David Bowie’s First Encounter With Elvis Presley
The early 1970s were a formative time for both David Bowie and Elvis Presley. The King of Rock and Roll was enjoying the dizzying heights of his triumphant comeback following a few years of record-low album sales and general discontentment in his career. Meanwhile, Bowie was creating the red-haired, jumpsuit-clad alien persona known as Ziggy Stardust. The two musicians were opposite sides of the same rock and roll coin.
Like so many other musicians and music lovers of the time, Bowie was a massive fan of Presley. So, when the opportunity arose for the British rocker to catch the King at Madison Square Garden in the early 1970s, he jumped at the chance and splurged on good seats. Ironically, if Bowie had opted for cheaper seats in the back, he might not have considered his first in-person encounter with Presley to be so embarrassing.
“I came over [to New York City] for a long weekend,” Bowie later recalled in an interview, per Bowie on Bowie: Interviews and Encounters. “I remember coming straight from the airport and walking into Madison Square Garden very late, I was wearing all my clobber from the Ziggy period, and I had great seats near the front. The whole place just turned to look at me.”
“I felt like a right c***,” Bowie continued. I had brilliant red hair, some huge padded space suit, and those red boots with big black soles—I wish I’d gone for something quiet because I must have registered with him. He was well into his set.”
The King Was A Great Inspiration To The Thin White Duke
A bashful David Bowie seems almost oxymoronic, but when one considers what Elvis Presley meant to the British musician, Bowie’s embarrassment at drawing attention away from one of his musical idols makes sense. In the same interview in Bowie on Bowie, the “Let’s Dance” singer said he always felt a connection to Presley. For one, the two musicians shared a birthday: January 8, 1935 (Presley), and 1947 (Bowie).
But even more importantly, Presley was a massive inspiration to Bowie musically speaking. “I was absolutely mesmerised by [our shared birthdays],” Bowie said. “I couldn’t believe it. He was a major hero of mine. And I was probably stupid enough to believe that having the same birthday as him actually meant something.”
As Bowie’s star continued to rise, his management team suggested he should try to work with Presley as a producer/writer.

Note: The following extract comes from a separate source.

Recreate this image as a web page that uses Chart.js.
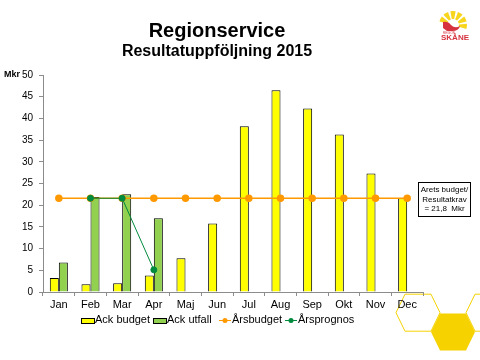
<!DOCTYPE html>
<html>
<head>
<meta charset="utf-8">
<script src="https://cdn.jsdelivr.net/npm/chart.js@4.4.1/dist/chart.umd.min.js"></script>
<style>
html,body{margin:0;padding:0;background:#fff;}
#wrap{width:480px;height:360px;position:relative;}
</style>
</head>
<body>
<div id="wrap"><canvas id="c" width="480" height="360"></canvas></div>
<script>
const months = ["Jan","Feb","Mar","Apr","Maj","Jun","Jul","Aug","Sep","Okt","Nov","Dec"];
const ackBudget = [3.2, 1.8, 2.0, 3.8, 7.8, 15.8, 38.2, 46.5, 42.3, 36.3, 27.3, 21.6];
const ackUtfall = [6.8, 21.9, 22.5, 17.0, null, null, null, null, null, null, null, null];
const arsbudget = [21.6, 21.6, 21.6, 21.6, 21.6, 21.6, 21.6, 21.6, 21.6, 21.6, 21.6, 21.6];
const arsprognos = [null, 21.6, 21.6, 5.1, null, null, null, null, null, null, null, null];
const yTicks = [0,5,10,15,20,25,30,35,40,45,50];
const titleText = "Regionservice";
const subtitleText = "Resultatuppföljning 2015";
const unitText = "Mkr";
const noteLines = ["Arets budget/", "Resultatkrav", "= 21,8  Mkr"];

const FONT = "'Liberation Sans', Arial, sans-serif";
const AXIS = "#8c8c8c";

const decor = {
  id: 'decor',
  beforeDraw(chart) {
    const ctx = chart.ctx;
    ctx.save();
    function hex(cx, cy, fill) {
      ctx.beginPath();
      ctx.moveTo(cx - 22, cy);
      ctx.lineTo(cx - 13, cy - 18.5);
      ctx.lineTo(cx + 13, cy - 18.5);
      ctx.lineTo(cx + 22, cy);
      ctx.lineTo(cx + 13, cy + 18.5);
      ctx.lineTo(cx - 13, cy + 18.5);
      ctx.closePath();
      if (fill) { ctx.fillStyle = '#f5d200'; ctx.fill(); }
      else { ctx.strokeStyle = '#f5d200'; ctx.lineWidth = 1; ctx.stroke(); }
    }
    hex(418, 312.7, false);
    hex(488, 312.7, false);
    hex(453, 332, true);
    ctx.restore();
  },
  afterDraw(chart) {
    const ctx = chart.ctx;
    ctx.save();
    ctx.fillStyle = '#000';
    ctx.textAlign = 'center';
    ctx.textBaseline = 'alphabetic';
    ctx.font = "bold 20px " + FONT;
    ctx.fillText(titleText, 217, 37);
    ctx.font = "bold 16px " + FONT;
    ctx.fillText(subtitleText, 217, 56);
    ctx.textAlign = 'left';
    ctx.textBaseline = 'middle';
    ctx.font = "bold 9px " + FONT;
    ctx.fillText(unitText, 4, 75);
    // note box
    ctx.fillStyle = '#fff';
    ctx.fillRect(418.5, 182.5, 52, 34);
    ctx.strokeStyle = '#000';
    ctx.lineWidth = 1;
    ctx.strokeRect(418.5, 182.5, 52, 34);
    ctx.fillStyle = '#000';
    ctx.textAlign = 'center';
    ctx.font = "8px " + FONT;
    noteLines.forEach((t, i) => ctx.fillText(t, 444.5, 190 + i * 9.5));
    // legend
    const items = chart.data.datasets;
    const xs = [81, 153, 219, 285];
    const ly = 320;
    ctx.font = "11px " + FONT;
    ctx.textAlign = 'left';
    ctx.textBaseline = 'middle';
    items.forEach((ds, i) => {
      const x = xs[i];
      if (ds.type === 'line') {
        ctx.strokeStyle = ds.borderColor;
        ctx.lineWidth = 1;
        ctx.beginPath(); ctx.moveTo(x, ly + 0.5); ctx.lineTo(x + 12, ly + 0.5); ctx.stroke();
        ctx.fillStyle = ds.pointBackgroundColor;
        ctx.beginPath(); ctx.arc(x + 6, ly + 0.5, 2.5, 0, Math.PI * 2); ctx.fill();
        ctx.fillStyle = '#000';
        ctx.fillText(ds.label, x + 13, ly);
      } else {
        ctx.fillStyle = ds.backgroundColor;
        ctx.fillRect(x, ly - 2, 13, 5);
        ctx.strokeStyle = '#000';
        ctx.strokeRect(x + 0.5, ly - 1.5, 13, 5);
        ctx.fillStyle = '#000';
        ctx.fillText(ds.label, x + 14, ly);
      }
    });
    // logo
    ctx.fillStyle = '#f7d51d';
    const lcx = 453, lcy = 25;
    for (let k = 0; k < 6; k++) {
      const a0 = (-165 + k * 32) * Math.PI / 180;
      const a1 = a0 + 22 * Math.PI / 180;
      ctx.beginPath();
      ctx.moveTo(lcx + 6 * Math.cos(a0), lcy + 6 * Math.sin(a0));
      ctx.lineTo(lcx + 14 * Math.cos(a0), lcy + 14 * Math.sin(a0));
      ctx.arc(lcx, lcy, 14, a0, a1);
      ctx.lineTo(lcx + 6 * Math.cos(a1), lcy + 6 * Math.sin(a1));
      ctx.closePath();
      ctx.fill();
    }
    ctx.fillStyle = '#d6333f';
    ctx.beginPath();
    ctx.moveTo(443, 22);
    ctx.quadraticCurveTo(448, 21, 451, 25);
    ctx.quadraticCurveTo(455, 29, 460, 26);
    ctx.quadraticCurveTo(459, 31, 452, 31);
    ctx.lineTo(447, 31);
    ctx.lineTo(443, 28);
    ctx.closePath();
    ctx.fill();
    ctx.font = "bold 8px " + FONT;
    ctx.textAlign = 'center';
    ctx.textBaseline = 'alphabetic';
    ctx.fillText("SKÅNE", 455, 40);
    ctx.font = "3px " + FONT;
    ctx.fillText("REGION", 449, 34);
    ctx.restore();
  }
};

new Chart(document.getElementById('c'), {
  data: {
    labels: months,
    datasets: [
      { type: 'bar', label: 'Ack budget', data: ackBudget, backgroundColor: '#ffff00', borderColor: '#000', borderWidth: 1, categoryPercentage: 0.57, barPercentage: 1.0, order: 3 },
      { type: 'bar', label: 'Ack utfall', data: ackUtfall, backgroundColor: '#92d050', borderColor: '#000', borderWidth: 1, categoryPercentage: 0.57, barPercentage: 1.0, order: 3 },
      { type: 'line', label: 'Årsbudget', data: arsbudget, borderColor: '#ff9900', backgroundColor: '#ff9900', pointBackgroundColor: '#ff9900', pointBorderColor: '#ff9900', pointRadius: 3, borderWidth: 1.5, order: 2 },
      { type: 'line', label: 'Årsprognos', data: arsprognos, borderColor: '#008a3e', backgroundColor: '#008a3e', pointBackgroundColor: '#008a3e', pointBorderColor: '#008a3e', pointRadius: 3, borderWidth: 1, order: 1, spanGaps: false }
    ]
  },
  options: {
    responsive: false,
    animation: false,
    layout: { padding: { left: 0, right: 57, top: 75, bottom: 48 } },
    plugins: { legend: { display: false }, title: { display: false }, tooltip: { enabled: false } },
    scales: {
      x: {
        offset: true,
        grid: { offset: true, drawOnChartArea: false, drawTicks: true, tickLength: 4, color: AXIS },
        border: { color: AXIS, width: 1 },
        ticks: { color: '#000', font: { family: FONT, size: 11 }, padding: 2, maxRotation: 0, autoSkip: false },
        afterFit(s) { s.height = 20; }
      },
      y: {
        min: 0, max: 50,
        afterBuildTicks(s) { s.ticks = yTicks.map(v => ({ value: v })); },
        grid: { drawOnChartArea: false, drawTicks: true, tickLength: 4, color: AXIS },
        border: { color: AXIS, width: 1 },
        ticks: { color: '#000', font: { family: FONT, size: 10 }, padding: 6 },
        afterFit(s) { s.width = 43; }
      }
    }
  },
  plugins: [decor]
});
</script>
</body>
</html>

Bowie wrote “Golden Years” with the King in mind, but after Presley turned him down, Bowie recorded it himself in 1975. The rejection wasn’t enough to dissuade Bowie from his feelings about Presley, with some even suggesting the man behind Ziggy Stardust used a Presley song to usher in his last album.
Bowie’s final album, Blackstar, released the same week as his death in January 2016, is thought to be a reference to Presley’s track “Black Star,” which includes the lines, Every man has a black star, a black star over his shoulder. And when a man sees his black star, he knows his time, his time has come.